Selon Jean Arthuis, la Mayenne accueille aujourd’hui 57 mineurs étrangers – un chiffre qu’il dit être en constante augmentation – pour 19 places disponibles. « Les autres sont pris en charge par des associations de protection de l’enfance, certains ont fini à l’hôtel. Ca prend des proportions incroyables, on ne sait plus où les mettre », s’alarme un fonctionnaire du Conseil général. Pour lui, qui se demande si toutes ces personnes sont vraiment des mineurs, la circulaire Taubira a provoqué « un appel d’air ». Le document, daté du mois de mai, vise à davantage d’équité entre les départements en répartissant la charge des enfants, qui pèse surtout sur la région parisienne.
« Le chemin de la barbarie »
Du côté de France terre d’asile, l’argument de la saturation a du mal à passer. « Qu’ils ne viennent pas nous dire que la Mayenne est débordée », s’agace son directeur général Pierre Henry. Qui va jusqu’à dénoncer « une volonté, qui fait le jeu du FN, de déclencher la polémique autour de la question de l’immigration ». Pour l’association, qui rappelle que sur l’ensemble des mineurs pris en charge, seuls 3 % sont étrangers, leur nombre est stable depuis 10 ans. Et nul besoin de verser dans la guerre des chiffres : en plus d’être « discriminatoire », la mesure fait payer aux plus faibles le prix de querelles politiciennes. « S’attaquer aux enfants, c’est avancer sur le chemin de la barbarie », regrette France terre d’asile. « Ce sujet, grave, mérite mieux qu’une polémique », rétorque Arthuis. Un dialogue de sourd…

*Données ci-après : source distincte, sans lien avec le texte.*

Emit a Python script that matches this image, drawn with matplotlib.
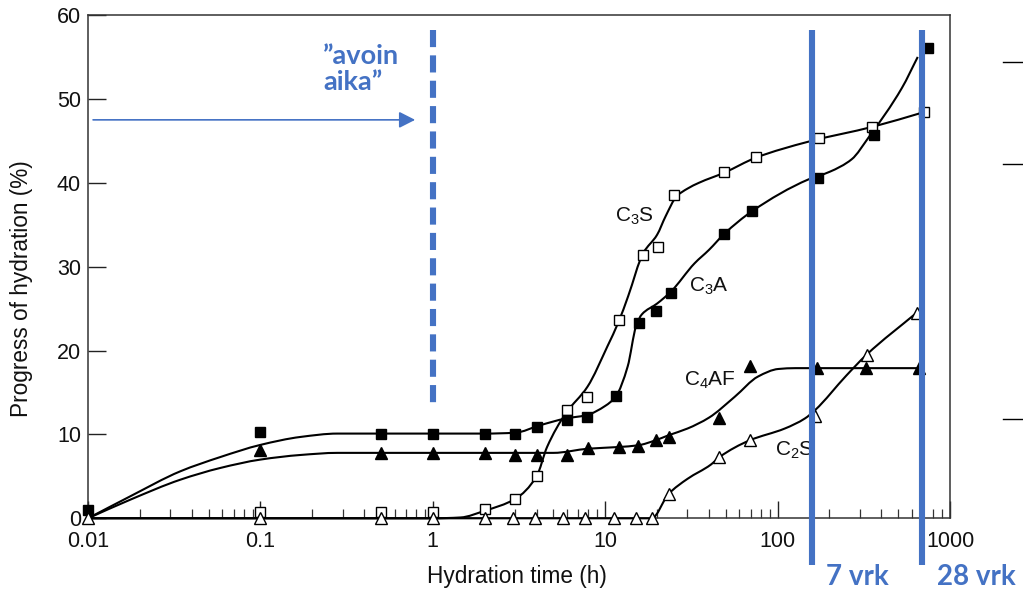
import matplotlib
matplotlib.use("Agg")
import numpy as np
import matplotlib.pyplot as plt
from matplotlib.ticker import LogLocator, NullFormatter, FixedLocator, FixedFormatter
from matplotlib.lines import Line2D
from matplotlib.path import Path
from matplotlib.patches import PathPatch

plt.rcParams['font.family'] = ['Liberation Sans', 'DejaVu Sans']
plt.rcParams['mathtext.fontset'] = 'custom'
plt.rcParams['mathtext.rm'] = 'Liberation Sans'
plt.rcParams['mathtext.it'] = 'Liberation Sans:italic'
plt.rcParams['mathtext.bf'] = 'Liberation Sans:bold'

# ---------------- data (hydration time in h, progress in %) ----------------
# measured points (markers)
c3s_t = [0.1, 0.5, 1, 2, 3, 4, 6, 7.8, 12, 16.5, 20.3, 25, 49, 75, 175, 355, 710]
c3s_p = [0.8, 0.8, 0.8, 1.1, 2.3, 5.0, 12.9, 14.5, 23.6, 31.4, 32.4, 38.6, 41.3, 43.1, 45.3, 46.7, 48.4]

c3a_t = [0.01, 0.1, 0.5, 1, 2, 3, 4, 6, 7.8, 11.5, 15.8, 19.8, 24, 49, 71, 172, 360, 750]
c3a_p = [1.0, 10.3, 10.1, 10.1, 10.1, 10.1, 10.9, 11.7, 12.1, 14.6, 23.3, 24.7, 26.8, 33.9, 36.6, 40.6, 45.7, 56.1]

c4af_t = [0.1, 0.5, 1, 2, 3, 4, 6, 8, 12, 15.5, 19.6, 23.3, 46, 69, 169, 325, 658]
c4af_p = [8.1, 7.8, 7.8, 7.8, 7.6, 7.6, 7.5, 8.4, 8.5, 8.6, 9.3, 9.7, 11.9, 18.2, 17.9, 17.9, 17.9]

c2s_t = [0.01, 0.1, 0.5, 1, 2, 2.9, 3.9, 5.7, 7.6, 11.2, 15, 18.6, 23.3, 46, 69, 165, 328, 640]
c2s_p = [0, 0, 0, 0, 0, 0, 0, 0, 0, 0, 0, 0, 2.9, 7.3, 9.3, 12.2, 19.5, 24.5]

# hand-drawn fitted curves (waypoints)
c3s_curve_t = [0.01, 1.0, 1.45, 2.0, 3.0, 4.0, 4.6, 5.9, 7.9, 10.3, 12.0, 13.6, 16.6, 20.0,
               22.4, 26.0, 30.0, 35.0, 49.0, 75.0, 151, 360, 700]
c3s_curve_p = [0, 0, 0.1, 0.9, 2.3, 5.0, 8.5, 12.5, 15.7, 20.5, 23.5, 26.5, 31.6, 33.8,
               36.0, 38.4, 39.3, 40.0, 41.2, 43.0, 44.9, 46.7, 48.4]

c3a_curve_t = [0.01, 0.0175, 0.0343, 0.0585, 0.1, 0.171, 0.28, 1, 2, 3, 4.2, 5.9, 7.8, 10,
               11.5, 13.5, 15.1, 16.3, 20, 24, 33, 40, 49, 71, 151, 200, 269, 337, 526, 650]
c3a_curve_p = [0, 2.6, 5.6, 7.3, 8.75, 9.7, 10.1, 10.1, 10.1, 10.2, 11.1, 11.9, 12.3, 13.4,
               14.5, 18.1, 22.9, 24.3, 25.6, 27.0, 30.4, 32.0, 33.9, 36.6, 40.4, 41.3, 42.8,
               45.4, 51.3, 55.0]

c4af_curve_t = [0.01, 0.0175, 0.0343, 0.0585, 0.1, 0.171, 0.28, 1, 5, 8, 12, 15.5, 19.6,
                23.3, 30, 40, 56.5, 77, 101, 127, 672]
c4af_curve_p = [0, 2.2, 4.6, 6.0, 7.0, 7.55, 7.8, 7.8, 7.8, 8.3, 8.5, 8.7, 9.3, 9.9, 10.7,
                12.0, 14.5, 16.9, 17.8, 17.9, 17.9]

c2s_curve_t = [0.01, 18.6, 23.3, 30, 41, 46, 69, 110, 144, 165, 250, 328, 640]
c2s_curve_p = [0, 0, 2.9, 4.7, 6.4, 7.3, 9.3, 10.7, 11.9, 12.9, 17.0, 19.5, 24.5]

x_ticks = [0.01, 0.1, 1, 10, 100, 1000]
x_tick_labels = ['0.01', '0.1', '1', '10', '100', '1000']
y_ticks = [0, 10, 20, 30, 40, 50, 60]

open_time_h = 1          # "avoin aika"
day7_h = 158             # 7 vrk line (as drawn)
day28_h = 690            # 28 vrk line (as drawn)

BLUE = '#4472C4'


def smooth_path(t, p):
    """Monotone cubic (Bezier) path through the waypoints, built in log-time space."""
    u = np.log10(np.asarray(t, float))
    y = np.asarray(p, float)
    h = np.diff(u)
    d = np.diff(y) / h
    n = len(u)
    m = np.zeros(n)
    m[0], m[-1] = d[0], d[-1]
    for k in range(1, n - 1):
        if d[k - 1] * d[k] <= 0:
            m[k] = 0.0
        else:
            w1 = 2 * h[k] + h[k - 1]
            w2 = h[k] + 2 * h[k - 1]
            m[k] = (w1 + w2) / (w1 / d[k - 1] + w2 / d[k])
    verts = [(10 ** u[0], y[0])]
    codes = [Path.MOVETO]
    for k in range(n - 1):
        c1 = (u[k] + h[k] / 3, y[k] + m[k] * h[k] / 3)
        c2 = (u[k + 1] - h[k] / 3, y[k + 1] - m[k + 1] * h[k] / 3)
        verts += [(10 ** c1[0], c1[1]), (10 ** c2[0], c2[1]), (10 ** u[k + 1], y[k + 1])]
        codes += [Path.CURVE4] * 3
    return Path(verts, codes)


# ---------------- figure ----------------
W, H = 1023, 595
fig = plt.figure(figsize=(W / 100, H / 100), dpi=100)
ax = fig.add_axes([88 / W, 1 - 518.3 / H, (950 - 88) / W, (518.3 - 15) / H])

ax.set_xscale('log')
ax.set_xlim(0.01, 1000)
ax.set_ylim(0, 60)

# curves
for t, p in [(c3s_curve_t, c3s_curve_p), (c3a_curve_t, c3a_curve_p),
             (c4af_curve_t, c4af_curve_p), (c2s_curve_t, c2s_curve_p)]:
    ax.add_patch(PathPatch(smooth_path(t, p), facecolor='none', edgecolor='black',
                           lw=1.5, zorder=3, clip_on=False))

# markers
ax.plot(c3s_t, c3s_p, ls='none', marker='s', ms=7, mfc='white', mec='black', mew=1.0,
        zorder=4, clip_on=False)
ax.plot(c3a_t, c3a_p, ls='none', marker='s', ms=7.5, mfc='black', mec='black', mew=1.0,
        zorder=4, clip_on=False)
ax.plot(c4af_t, c4af_p, ls='none', marker='^', ms=8, mfc='black', mec='black', mew=1.0,
        zorder=4, clip_on=False)
ax.plot(c2s_t, c2s_p, ls='none', marker='^', ms=8.5, mfc='white', mec='black', mew=1.0,
        zorder=4, clip_on=False)

# series labels
lab_kw = dict(fontsize=15, ha='center', va='center', color='#111111')
ax.text(14.7, 36.0, 'C$_3$S', **lab_kw)
ax.text(40.0, 27.6, 'C$_3$A', **lab_kw)
ax.text(40.5, 16.4, 'C$_4$AF', **lab_kw)
ax.text(126, 8.1, 'C$_2$S', **lab_kw)

# axes styling
ax.xaxis.set_major_locator(FixedLocator(x_ticks))
ax.xaxis.set_major_formatter(FixedFormatter(x_tick_labels))
ax.xaxis.set_minor_locator(LogLocator(base=10, subs=(2, 3, 4, 5, 6, 7, 8, 9), numticks=20))
ax.xaxis.set_minor_formatter(NullFormatter())
ax.set_yticks(y_ticks)
ax.tick_params(axis='x', which='major', direction='in', length=12, width=1.0, pad=9,
               labelsize=15.5, top=False, colors='#222222', labelcolor='#111111')
ax.tick_params(axis='x', which='minor', direction='in', length=6.5, width=0.9, top=False,
               colors='#333333')
ax.tick_params(axis='y', which='major', direction='in', length=13, width=1.0, pad=5,
               labelsize=15.5, right=False, colors='#222222', labelcolor='#111111')
for s in ax.spines.values():
    s.set_color('#333333')
    s.set_linewidth(1.1)

ax.set_xlabel('Hydration time (h)', fontsize=16.3, color='#111111', va='center')
ax.xaxis.set_label_coords((517 - 88) / 862, (518.3 - 577) / 503.3)
ax.set_ylabel('Progress of hydration (%)', fontsize=16.3, color='#111111',
              rotation=90, va='center', ha='center')
ax.yaxis.set_label_coords((22 - 88) / 862, (518.3 - 289) / 503.3)

# ---------------- blue annotations ----------------
ax.plot([open_time_h, open_time_h], [58.2, 13.6], color=BLUE, lw=4.4,
        linestyle=(0, (2.8, 1.35)), dash_capstyle='butt', zorder=5, clip_on=False)
ax.annotate('', xy=(0.79, 47.5), xytext=(0.0107, 47.5),
            arrowprops=dict(arrowstyle='-|>,head_length=0.65,head_width=0.33',
                            mutation_scale=15, color=BLUE, lw=1.2,
                            shrinkA=0, shrinkB=0), zorder=5)
for xv in (day7_h, day28_h):
    ax.plot([xv, xv], [-5.6, 58.2], color=BLUE, lw=4.4, solid_capstyle='butt',
            zorder=5, clip_on=False)

blue_kw = dict(color=BLUE, fontweight='bold', family=['Lato', 'DejaVu Sans'])
fig.text(323 / W, 1 - 44.5 / H, '\u201davoin\naika\u201d', ha='left', va='top',
         fontsize=19.5, linespacing=1.05, **blue_kw)
fig.text(826 / W, 1 - 577 / H, '7 vrk', ha='left', va='center', fontsize=20, **blue_kw)
fig.text(937 / W, 1 - 577 / H, '28 vrk', ha='left', va='center', fontsize=20, **blue_kw)

# stray tick marks at right edge of the slide
for yy in (62, 164, 419):
    fig.add_artist(Line2D([1003 / W, 1.0], [1 - yy / H, 1 - yy / H],
                          transform=fig.transFigure, color='black', lw=1.0))

fig.savefig('out.png', dpi=100)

Sa décision polémique, le sénateur l’assume. Et se targue du soutien de l’Assemblée des départements de France qui, au lendemain de la publication de l’arrêté, a réclamé la création d’un fonds national d’intervention pour soutenir les Conseils généraux dans leur mission de prise en charge des mineurs étrangers isolés. Les langues vont se délier, espère-t-il, et d’autres présidents de conseil généraux vont faire entendre leur voix. Un rendez-vous a été fixé à la chancellerie le 22 août. « Je reviendrais sur ma décision si le gouvernement prends les mesures nécessaires », lance-t-il tel un ultimatum. Depuis la publication de l’arrêté, deux jeunes Congolaises sont arrivées en Mayenne, où elles se sont vu refuser l’accueil.